> DATA EXCERPT
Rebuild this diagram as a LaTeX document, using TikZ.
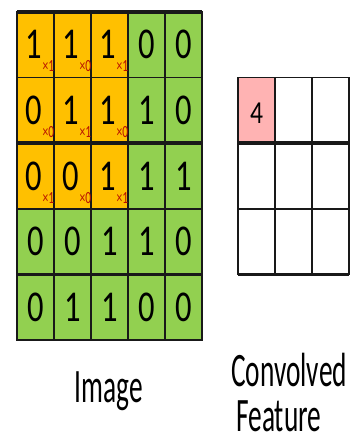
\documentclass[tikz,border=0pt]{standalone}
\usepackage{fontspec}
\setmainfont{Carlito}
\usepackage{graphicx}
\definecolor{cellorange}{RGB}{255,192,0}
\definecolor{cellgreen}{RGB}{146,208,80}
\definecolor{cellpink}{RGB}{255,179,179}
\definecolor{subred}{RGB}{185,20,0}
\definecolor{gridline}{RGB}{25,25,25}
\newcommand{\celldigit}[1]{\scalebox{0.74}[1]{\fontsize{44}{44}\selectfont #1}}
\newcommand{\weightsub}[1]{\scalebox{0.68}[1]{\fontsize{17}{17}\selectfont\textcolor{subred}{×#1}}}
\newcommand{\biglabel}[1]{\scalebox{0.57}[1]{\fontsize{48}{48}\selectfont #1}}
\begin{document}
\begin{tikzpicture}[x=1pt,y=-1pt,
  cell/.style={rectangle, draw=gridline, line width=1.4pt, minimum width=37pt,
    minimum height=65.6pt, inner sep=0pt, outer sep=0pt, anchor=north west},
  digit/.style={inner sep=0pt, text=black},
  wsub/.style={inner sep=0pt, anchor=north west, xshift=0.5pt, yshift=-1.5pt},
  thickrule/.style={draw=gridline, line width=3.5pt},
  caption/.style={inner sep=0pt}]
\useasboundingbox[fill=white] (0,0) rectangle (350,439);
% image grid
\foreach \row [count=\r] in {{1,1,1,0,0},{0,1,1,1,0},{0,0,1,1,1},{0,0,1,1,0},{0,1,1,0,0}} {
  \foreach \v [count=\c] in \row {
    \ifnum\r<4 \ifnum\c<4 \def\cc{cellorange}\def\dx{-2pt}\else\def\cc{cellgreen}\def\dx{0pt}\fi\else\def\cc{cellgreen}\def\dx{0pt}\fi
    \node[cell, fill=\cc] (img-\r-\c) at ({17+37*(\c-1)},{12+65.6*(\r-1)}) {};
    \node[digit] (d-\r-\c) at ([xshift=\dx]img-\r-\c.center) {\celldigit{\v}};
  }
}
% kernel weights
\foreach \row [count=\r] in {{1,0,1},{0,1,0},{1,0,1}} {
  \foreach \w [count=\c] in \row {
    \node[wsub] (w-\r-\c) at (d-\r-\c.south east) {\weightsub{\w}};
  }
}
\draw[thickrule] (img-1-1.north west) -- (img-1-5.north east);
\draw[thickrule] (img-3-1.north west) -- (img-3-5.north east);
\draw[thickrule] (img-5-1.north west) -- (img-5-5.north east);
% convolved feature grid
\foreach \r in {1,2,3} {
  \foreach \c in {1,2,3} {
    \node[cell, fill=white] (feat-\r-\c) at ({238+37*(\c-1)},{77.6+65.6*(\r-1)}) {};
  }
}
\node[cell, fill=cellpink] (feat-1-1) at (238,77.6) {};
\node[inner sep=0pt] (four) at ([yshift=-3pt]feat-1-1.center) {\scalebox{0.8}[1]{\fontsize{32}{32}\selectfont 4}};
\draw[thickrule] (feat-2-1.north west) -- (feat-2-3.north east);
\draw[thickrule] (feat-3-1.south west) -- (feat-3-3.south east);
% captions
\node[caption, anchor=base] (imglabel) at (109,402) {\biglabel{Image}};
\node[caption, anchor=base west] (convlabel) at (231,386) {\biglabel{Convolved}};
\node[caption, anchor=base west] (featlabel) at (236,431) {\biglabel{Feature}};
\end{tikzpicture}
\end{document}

> DO THIS
Copy the whole of the material above exactly, but not its images.

> SOLVED EXERCISE
Rebuild this diagram as a LaTeX document, using TikZ.
\documentclass[tikz,border=0pt]{standalone}
\usepackage{fontspec}
\setmainfont{Carlito}
\usepackage{graphicx}
\definecolor{cellorange}{RGB}{255,192,0}
\definecolor{cellgreen}{RGB}{146,208,80}
\definecolor{cellpink}{RGB}{255,179,179}
\definecolor{subred}{RGB}{185,20,0}
\definecolor{gridline}{RGB}{25,25,25}
\newcommand{\celldigit}[1]{\scalebox{0.74}[1]{\fontsize{44}{44}\selectfont #1}}
\newcommand{\weightsub}[1]{\scalebox{0.68}[1]{\fontsize{17}{17}\selectfont\textcolor{subred}{×#1}}}
\newcommand{\biglabel}[1]{\scalebox{0.57}[1]{\fontsize{48}{48}\selectfont #1}}
\begin{document}
\begin{tikzpicture}[x=1pt,y=-1pt,
  cell/.style={rectangle, draw=gridline, line width=1.4pt, minimum width=37pt,
    minimum height=65.6pt, inner sep=0pt, outer sep=0pt, anchor=north west},
  digit/.style={inner sep=0pt, text=black},
  wsub/.style={inner sep=0pt, anchor=north west, xshift=0.5pt, yshift=-1.5pt},
  thickrule/.style={draw=gridline, line width=3.5pt},
  caption/.style={inner sep=0pt}]
\useasboundingbox[fill=white] (0,0) rectangle (350,439);
% image grid
\foreach \row [count=\r] in {{1,1,1,0,0},{0,1,1,1,0},{0,0,1,1,1},{0,0,1,1,0},{0,1,1,0,0}} {
  \foreach \v [count=\c] in \row {
    \ifnum\r<4 \ifnum\c<4 \def\cc{cellorange}\def\dx{-2pt}\else\def\cc{cellgreen}\def\dx{0pt}\fi\else\def\cc{cellgreen}\def\dx{0pt}\fi
    \node[cell, fill=\cc] (img-\r-\c) at ({17+37*(\c-1)},{12+65.6*(\r-1)}) {};
    \node[digit] (d-\r-\c) at ([xshift=\dx]img-\r-\c.center) {\celldigit{\v}};
  }
}
% kernel weights
\foreach \row [count=\r] in {{1,0,1},{0,1,0},{1,0,1}} {
  \foreach \w [count=\c] in \row {
    \node[wsub] (w-\r-\c) at (d-\r-\c.south east) {\weightsub{\w}};
  }
}
\draw[thickrule] (img-1-1.north west) -- (img-1-5.north east);
\draw[thickrule] (img-3-1.north west) -- (img-3-5.north east);
\draw[thickrule] (img-5-1.north west) -- (img-5-5.north east);
% convolved feature grid
\foreach \r in {1,2,3} {
  \foreach \c in {1,2,3} {
    \node[cell, fill=white] (feat-\r-\c) at ({238+37*(\c-1)},{77.6+65.6*(\r-1)}) {};
  }
}
\node[cell, fill=cellpink] (feat-1-1) at (238,77.6) {};
\node[inner sep=0pt] (four) at ([yshift=-3pt]feat-1-1.center) {\scalebox{0.8}[1]{\fontsize{32}{32}\selectfont 4}};
\draw[thickrule] (feat-2-1.north west) -- (feat-2-3.north east);
\draw[thickrule] (feat-3-1.south west) -- (feat-3-3.south east);
% captions
\node[caption, anchor=base] (imglabel) at (109,402) {\biglabel{Image}};
\node[caption, anchor=base west] (convlabel) at (231,386) {\biglabel{Convolved}};
\node[caption, anchor=base west] (featlabel) at (236,431) {\biglabel{Feature}};
\end{tikzpicture}
\end{document}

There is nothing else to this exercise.